─── ENTRIES SHOWN ───
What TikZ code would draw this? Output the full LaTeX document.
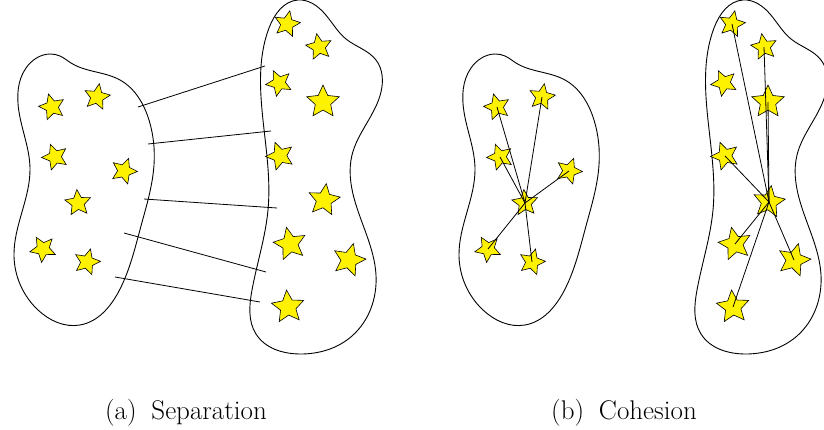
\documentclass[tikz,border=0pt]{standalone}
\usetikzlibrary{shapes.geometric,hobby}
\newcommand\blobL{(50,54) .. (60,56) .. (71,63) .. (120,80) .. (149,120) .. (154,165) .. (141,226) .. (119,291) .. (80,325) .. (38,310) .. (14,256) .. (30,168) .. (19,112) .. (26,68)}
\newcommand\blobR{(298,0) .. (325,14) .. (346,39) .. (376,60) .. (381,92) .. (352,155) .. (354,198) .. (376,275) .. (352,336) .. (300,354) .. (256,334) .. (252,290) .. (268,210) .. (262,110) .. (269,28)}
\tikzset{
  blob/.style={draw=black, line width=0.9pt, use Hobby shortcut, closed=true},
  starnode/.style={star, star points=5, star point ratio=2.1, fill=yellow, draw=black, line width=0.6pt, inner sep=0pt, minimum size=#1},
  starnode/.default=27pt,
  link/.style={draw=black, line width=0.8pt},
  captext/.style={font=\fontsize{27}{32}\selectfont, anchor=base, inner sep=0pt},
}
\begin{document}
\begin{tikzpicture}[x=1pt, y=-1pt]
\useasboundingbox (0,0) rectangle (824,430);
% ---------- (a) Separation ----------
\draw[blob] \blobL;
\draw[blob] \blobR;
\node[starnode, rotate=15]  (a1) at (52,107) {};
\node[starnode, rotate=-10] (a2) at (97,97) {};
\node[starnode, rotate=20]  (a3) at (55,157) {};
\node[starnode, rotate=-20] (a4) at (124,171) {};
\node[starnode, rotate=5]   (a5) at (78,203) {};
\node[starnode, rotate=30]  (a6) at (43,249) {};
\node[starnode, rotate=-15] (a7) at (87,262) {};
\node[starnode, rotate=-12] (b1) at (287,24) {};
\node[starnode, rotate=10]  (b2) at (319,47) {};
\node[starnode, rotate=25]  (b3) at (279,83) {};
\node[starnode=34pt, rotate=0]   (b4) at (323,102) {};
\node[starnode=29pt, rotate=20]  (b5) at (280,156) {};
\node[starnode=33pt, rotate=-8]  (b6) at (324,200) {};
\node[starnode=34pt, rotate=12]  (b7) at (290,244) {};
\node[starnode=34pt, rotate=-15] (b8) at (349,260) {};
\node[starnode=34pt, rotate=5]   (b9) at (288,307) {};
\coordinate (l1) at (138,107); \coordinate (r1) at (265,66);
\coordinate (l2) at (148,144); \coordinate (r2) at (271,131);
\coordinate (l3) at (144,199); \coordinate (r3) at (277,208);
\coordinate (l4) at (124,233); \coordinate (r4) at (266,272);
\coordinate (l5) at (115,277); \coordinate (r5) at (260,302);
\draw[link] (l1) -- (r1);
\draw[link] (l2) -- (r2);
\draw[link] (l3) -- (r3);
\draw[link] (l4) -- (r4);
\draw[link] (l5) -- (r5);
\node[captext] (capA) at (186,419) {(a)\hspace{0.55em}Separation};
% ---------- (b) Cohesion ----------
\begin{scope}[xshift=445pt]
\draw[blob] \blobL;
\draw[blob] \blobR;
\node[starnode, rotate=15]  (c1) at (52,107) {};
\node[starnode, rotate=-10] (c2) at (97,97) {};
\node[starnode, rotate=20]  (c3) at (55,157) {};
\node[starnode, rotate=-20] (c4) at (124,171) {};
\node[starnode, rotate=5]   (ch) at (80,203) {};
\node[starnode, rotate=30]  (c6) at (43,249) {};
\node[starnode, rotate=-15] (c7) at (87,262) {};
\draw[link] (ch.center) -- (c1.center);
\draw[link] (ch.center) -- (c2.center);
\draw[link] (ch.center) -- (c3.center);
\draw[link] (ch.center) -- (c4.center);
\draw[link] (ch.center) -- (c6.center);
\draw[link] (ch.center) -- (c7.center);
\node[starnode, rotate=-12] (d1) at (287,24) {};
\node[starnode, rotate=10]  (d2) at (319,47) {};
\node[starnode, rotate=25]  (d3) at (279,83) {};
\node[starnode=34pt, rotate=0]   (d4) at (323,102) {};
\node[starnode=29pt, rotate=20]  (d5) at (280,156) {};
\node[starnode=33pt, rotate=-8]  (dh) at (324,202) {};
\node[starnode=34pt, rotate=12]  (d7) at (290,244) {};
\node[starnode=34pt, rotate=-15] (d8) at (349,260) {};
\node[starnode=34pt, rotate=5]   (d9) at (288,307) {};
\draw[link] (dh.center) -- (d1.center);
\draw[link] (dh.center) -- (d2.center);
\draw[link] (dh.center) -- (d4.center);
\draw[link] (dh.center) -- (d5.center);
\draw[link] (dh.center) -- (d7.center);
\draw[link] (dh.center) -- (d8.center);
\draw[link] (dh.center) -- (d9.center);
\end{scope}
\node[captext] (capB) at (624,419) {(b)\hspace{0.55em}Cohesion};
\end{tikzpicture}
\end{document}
───
─── ENTRIES SHOWN ───
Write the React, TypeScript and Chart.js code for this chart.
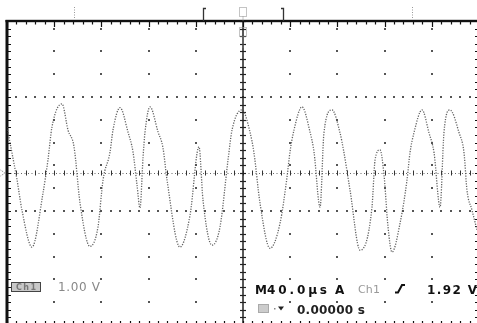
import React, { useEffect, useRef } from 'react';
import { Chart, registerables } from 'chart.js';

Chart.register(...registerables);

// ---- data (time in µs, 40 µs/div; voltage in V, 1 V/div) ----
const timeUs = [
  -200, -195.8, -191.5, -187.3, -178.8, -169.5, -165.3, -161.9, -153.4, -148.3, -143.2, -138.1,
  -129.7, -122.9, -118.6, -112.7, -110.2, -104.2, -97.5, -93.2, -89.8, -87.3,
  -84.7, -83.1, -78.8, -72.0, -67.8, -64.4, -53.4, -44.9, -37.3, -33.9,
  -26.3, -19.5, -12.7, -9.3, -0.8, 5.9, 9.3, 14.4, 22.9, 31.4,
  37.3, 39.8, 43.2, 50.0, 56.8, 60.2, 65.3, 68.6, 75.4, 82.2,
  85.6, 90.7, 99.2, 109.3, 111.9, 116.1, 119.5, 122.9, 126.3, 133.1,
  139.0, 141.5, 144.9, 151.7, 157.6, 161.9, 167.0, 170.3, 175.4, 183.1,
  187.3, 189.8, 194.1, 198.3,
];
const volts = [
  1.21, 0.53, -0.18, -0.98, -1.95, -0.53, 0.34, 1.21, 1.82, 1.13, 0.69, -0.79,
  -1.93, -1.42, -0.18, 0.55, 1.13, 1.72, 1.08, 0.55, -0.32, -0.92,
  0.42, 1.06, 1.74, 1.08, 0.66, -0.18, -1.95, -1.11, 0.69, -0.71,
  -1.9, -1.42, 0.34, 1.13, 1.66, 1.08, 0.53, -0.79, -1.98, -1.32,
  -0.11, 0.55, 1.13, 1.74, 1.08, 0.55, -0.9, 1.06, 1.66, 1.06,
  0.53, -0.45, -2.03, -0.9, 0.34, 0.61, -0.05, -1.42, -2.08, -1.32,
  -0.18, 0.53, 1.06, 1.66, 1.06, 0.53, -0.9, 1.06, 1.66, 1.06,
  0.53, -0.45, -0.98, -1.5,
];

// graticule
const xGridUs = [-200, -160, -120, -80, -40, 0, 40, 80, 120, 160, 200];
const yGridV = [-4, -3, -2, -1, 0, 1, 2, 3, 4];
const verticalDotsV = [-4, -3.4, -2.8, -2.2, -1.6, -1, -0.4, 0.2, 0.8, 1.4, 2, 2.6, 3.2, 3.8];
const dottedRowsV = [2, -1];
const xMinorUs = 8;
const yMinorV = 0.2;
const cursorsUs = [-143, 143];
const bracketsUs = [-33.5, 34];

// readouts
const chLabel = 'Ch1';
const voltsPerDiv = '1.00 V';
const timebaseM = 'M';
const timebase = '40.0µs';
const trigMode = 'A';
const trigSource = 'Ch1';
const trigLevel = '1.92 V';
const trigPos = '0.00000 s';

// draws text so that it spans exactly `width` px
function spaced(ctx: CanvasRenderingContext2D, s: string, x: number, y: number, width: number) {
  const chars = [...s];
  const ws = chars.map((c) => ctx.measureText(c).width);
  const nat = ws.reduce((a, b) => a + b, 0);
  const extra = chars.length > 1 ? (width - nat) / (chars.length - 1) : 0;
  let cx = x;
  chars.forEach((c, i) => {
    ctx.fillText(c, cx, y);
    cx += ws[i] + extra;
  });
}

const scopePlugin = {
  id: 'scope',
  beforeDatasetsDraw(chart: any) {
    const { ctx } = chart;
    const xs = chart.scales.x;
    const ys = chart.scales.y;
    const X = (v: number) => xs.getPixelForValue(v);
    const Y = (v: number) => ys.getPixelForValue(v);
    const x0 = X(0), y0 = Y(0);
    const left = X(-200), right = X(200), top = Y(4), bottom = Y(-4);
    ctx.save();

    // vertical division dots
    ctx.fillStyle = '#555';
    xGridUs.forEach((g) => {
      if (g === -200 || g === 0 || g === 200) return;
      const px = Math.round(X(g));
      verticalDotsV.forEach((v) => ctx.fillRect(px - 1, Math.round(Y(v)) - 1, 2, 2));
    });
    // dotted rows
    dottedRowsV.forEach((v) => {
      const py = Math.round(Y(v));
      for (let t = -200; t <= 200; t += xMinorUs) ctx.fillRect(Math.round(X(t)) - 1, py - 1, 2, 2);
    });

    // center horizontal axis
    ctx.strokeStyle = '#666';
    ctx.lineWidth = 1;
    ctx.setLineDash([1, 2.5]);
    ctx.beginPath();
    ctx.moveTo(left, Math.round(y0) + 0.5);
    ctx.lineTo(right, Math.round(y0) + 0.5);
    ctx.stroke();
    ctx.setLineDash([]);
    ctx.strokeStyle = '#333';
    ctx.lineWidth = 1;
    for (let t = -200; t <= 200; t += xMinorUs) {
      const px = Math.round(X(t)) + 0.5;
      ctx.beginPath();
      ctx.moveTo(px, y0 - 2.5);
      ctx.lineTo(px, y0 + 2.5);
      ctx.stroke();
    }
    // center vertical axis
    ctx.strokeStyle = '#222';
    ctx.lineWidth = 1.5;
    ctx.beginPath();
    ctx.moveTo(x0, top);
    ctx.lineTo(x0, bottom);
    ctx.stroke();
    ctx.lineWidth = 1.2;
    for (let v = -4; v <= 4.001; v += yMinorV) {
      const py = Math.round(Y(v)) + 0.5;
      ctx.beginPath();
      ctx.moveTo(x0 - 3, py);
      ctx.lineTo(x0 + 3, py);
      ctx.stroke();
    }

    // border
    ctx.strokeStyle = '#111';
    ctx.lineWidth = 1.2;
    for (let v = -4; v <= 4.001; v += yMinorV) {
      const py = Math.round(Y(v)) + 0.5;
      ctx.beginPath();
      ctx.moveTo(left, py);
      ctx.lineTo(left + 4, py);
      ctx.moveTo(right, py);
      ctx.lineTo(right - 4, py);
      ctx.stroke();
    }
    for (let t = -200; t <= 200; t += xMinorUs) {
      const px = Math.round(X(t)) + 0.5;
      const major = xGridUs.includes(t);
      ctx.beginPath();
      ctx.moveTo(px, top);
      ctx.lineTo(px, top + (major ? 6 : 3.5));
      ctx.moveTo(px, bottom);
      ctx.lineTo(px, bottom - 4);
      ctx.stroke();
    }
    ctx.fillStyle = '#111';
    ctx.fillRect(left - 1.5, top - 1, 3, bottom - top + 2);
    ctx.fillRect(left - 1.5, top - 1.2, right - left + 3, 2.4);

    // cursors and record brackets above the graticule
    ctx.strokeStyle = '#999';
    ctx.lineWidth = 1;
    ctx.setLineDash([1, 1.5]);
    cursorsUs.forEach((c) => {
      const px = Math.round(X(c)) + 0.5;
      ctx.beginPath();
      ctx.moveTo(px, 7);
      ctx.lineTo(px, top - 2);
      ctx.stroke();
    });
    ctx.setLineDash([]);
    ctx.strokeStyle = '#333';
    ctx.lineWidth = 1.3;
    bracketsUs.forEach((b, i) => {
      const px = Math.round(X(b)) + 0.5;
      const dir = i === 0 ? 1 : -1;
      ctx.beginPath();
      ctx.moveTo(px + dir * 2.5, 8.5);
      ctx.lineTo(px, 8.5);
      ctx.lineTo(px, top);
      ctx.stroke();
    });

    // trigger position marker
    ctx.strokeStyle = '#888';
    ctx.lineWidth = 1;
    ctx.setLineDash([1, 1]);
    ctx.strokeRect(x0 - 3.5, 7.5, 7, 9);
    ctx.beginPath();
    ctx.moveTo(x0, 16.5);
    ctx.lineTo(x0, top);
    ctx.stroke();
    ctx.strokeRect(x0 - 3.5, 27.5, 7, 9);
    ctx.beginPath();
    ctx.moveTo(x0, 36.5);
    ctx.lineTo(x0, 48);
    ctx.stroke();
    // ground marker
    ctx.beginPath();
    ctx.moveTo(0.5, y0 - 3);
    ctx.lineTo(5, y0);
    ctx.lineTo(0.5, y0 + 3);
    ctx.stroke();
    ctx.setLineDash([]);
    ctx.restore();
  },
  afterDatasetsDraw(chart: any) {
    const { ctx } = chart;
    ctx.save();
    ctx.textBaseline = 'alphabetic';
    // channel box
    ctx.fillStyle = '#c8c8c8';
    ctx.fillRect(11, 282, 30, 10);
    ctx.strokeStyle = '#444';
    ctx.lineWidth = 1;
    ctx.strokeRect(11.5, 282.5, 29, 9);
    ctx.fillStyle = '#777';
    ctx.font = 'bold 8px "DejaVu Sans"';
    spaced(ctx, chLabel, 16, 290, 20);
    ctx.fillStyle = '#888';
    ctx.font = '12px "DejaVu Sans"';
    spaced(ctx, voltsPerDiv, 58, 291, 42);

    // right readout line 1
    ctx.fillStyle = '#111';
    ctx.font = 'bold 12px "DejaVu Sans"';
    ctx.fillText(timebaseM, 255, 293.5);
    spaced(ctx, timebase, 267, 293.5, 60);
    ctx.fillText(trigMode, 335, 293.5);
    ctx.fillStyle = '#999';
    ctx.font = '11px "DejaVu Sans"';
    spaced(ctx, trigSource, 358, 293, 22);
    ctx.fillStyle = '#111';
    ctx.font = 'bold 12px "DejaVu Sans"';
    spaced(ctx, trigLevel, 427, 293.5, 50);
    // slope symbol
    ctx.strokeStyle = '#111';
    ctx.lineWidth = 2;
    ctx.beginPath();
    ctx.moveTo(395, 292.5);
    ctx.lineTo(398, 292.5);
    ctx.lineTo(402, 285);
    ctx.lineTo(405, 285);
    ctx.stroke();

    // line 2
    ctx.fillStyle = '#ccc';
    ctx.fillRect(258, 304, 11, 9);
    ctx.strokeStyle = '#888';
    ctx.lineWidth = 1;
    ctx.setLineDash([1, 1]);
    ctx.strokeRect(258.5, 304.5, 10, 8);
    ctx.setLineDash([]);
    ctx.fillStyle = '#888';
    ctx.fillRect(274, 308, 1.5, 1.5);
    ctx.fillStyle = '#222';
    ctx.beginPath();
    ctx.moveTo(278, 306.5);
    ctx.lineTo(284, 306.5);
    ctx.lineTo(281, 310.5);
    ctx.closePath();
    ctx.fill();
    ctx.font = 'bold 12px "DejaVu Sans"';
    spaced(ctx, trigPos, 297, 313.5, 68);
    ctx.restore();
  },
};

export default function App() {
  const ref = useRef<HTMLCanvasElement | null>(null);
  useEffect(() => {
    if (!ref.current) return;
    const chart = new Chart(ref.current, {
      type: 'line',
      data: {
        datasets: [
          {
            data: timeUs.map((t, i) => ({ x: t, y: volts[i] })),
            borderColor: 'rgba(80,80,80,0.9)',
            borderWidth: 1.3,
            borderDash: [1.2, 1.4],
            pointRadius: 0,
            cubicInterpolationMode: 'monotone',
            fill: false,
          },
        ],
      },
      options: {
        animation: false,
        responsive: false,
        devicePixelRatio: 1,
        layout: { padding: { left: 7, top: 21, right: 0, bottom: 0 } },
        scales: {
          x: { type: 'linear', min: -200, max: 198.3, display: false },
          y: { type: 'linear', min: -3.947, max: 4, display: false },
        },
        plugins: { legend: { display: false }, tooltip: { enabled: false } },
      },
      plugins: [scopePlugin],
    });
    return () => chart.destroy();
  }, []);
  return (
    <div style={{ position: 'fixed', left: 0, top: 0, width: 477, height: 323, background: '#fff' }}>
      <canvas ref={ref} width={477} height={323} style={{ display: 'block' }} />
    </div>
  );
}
───
─── ENTRIES SHOWN ───
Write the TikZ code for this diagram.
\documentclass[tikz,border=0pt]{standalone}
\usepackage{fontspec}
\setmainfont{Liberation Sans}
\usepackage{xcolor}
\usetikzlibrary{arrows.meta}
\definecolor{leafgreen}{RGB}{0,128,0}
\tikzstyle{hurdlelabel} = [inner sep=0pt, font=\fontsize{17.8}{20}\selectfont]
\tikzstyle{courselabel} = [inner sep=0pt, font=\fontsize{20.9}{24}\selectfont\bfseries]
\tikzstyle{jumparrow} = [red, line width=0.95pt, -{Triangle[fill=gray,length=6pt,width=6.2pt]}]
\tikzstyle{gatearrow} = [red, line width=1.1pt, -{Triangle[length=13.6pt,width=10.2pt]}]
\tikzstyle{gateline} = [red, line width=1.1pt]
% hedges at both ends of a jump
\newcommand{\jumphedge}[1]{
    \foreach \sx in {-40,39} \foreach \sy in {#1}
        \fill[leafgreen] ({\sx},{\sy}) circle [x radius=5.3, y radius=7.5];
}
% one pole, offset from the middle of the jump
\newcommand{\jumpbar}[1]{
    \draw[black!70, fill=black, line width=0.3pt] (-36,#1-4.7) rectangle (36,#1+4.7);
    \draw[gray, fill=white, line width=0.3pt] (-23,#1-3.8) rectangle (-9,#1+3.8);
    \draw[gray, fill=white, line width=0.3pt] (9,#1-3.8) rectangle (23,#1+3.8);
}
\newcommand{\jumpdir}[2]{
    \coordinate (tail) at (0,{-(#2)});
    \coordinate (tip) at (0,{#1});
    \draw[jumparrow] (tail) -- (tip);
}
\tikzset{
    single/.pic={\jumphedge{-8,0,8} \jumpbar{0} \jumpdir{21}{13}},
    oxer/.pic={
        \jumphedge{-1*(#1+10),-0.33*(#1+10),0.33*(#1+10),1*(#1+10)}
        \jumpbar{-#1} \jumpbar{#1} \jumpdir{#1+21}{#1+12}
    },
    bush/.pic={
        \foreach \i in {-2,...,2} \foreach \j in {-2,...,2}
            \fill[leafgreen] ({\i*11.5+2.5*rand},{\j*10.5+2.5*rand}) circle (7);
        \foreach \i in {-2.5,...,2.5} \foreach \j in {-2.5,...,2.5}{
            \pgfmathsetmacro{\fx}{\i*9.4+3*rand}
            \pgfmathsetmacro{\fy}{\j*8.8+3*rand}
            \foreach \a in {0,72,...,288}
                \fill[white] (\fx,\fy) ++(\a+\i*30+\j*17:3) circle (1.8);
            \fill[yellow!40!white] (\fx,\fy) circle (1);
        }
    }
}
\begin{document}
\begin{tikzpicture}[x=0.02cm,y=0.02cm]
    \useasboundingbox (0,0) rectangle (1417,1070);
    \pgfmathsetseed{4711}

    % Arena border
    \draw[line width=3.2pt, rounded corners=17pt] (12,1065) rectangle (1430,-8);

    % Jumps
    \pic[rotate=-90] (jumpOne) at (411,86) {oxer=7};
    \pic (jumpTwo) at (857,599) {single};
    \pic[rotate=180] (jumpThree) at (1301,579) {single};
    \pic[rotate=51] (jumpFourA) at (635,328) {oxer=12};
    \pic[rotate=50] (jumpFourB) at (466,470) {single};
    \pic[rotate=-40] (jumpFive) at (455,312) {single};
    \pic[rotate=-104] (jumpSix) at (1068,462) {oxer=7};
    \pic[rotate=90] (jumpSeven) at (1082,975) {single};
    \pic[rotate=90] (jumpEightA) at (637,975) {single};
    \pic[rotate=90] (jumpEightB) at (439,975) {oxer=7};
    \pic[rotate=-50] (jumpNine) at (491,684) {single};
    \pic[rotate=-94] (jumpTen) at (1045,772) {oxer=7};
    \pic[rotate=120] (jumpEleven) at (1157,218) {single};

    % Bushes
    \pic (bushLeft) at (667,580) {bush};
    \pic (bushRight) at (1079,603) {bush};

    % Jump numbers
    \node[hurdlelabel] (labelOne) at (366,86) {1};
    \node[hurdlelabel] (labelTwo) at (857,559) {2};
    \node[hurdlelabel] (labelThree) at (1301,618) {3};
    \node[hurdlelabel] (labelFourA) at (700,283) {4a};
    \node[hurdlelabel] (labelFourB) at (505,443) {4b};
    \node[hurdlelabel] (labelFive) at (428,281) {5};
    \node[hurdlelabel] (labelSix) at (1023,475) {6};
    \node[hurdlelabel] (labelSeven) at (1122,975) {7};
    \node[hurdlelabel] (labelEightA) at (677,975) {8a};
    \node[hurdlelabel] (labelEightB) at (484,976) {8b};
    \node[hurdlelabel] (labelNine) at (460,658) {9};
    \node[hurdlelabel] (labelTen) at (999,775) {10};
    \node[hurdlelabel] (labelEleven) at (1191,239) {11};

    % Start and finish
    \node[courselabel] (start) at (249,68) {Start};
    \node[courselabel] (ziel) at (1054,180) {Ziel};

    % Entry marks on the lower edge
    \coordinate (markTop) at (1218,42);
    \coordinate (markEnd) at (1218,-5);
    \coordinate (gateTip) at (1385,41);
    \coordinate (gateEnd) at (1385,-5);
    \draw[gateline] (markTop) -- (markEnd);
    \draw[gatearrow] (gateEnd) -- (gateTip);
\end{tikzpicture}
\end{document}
───
GOAL: Extract the stretch of lines that begins at the line with "Write the React, TypeScript" and ends at the line with "Chart.register(...registerables);", inclusive. Omit every picture.

EXERCISE ANSWER:
Write the React, TypeScript and Chart.js code for this chart.
import React, { useEffect, useRef } from 'react';
import { Chart, registerables } from 'chart.js';

Chart.register(...registerables);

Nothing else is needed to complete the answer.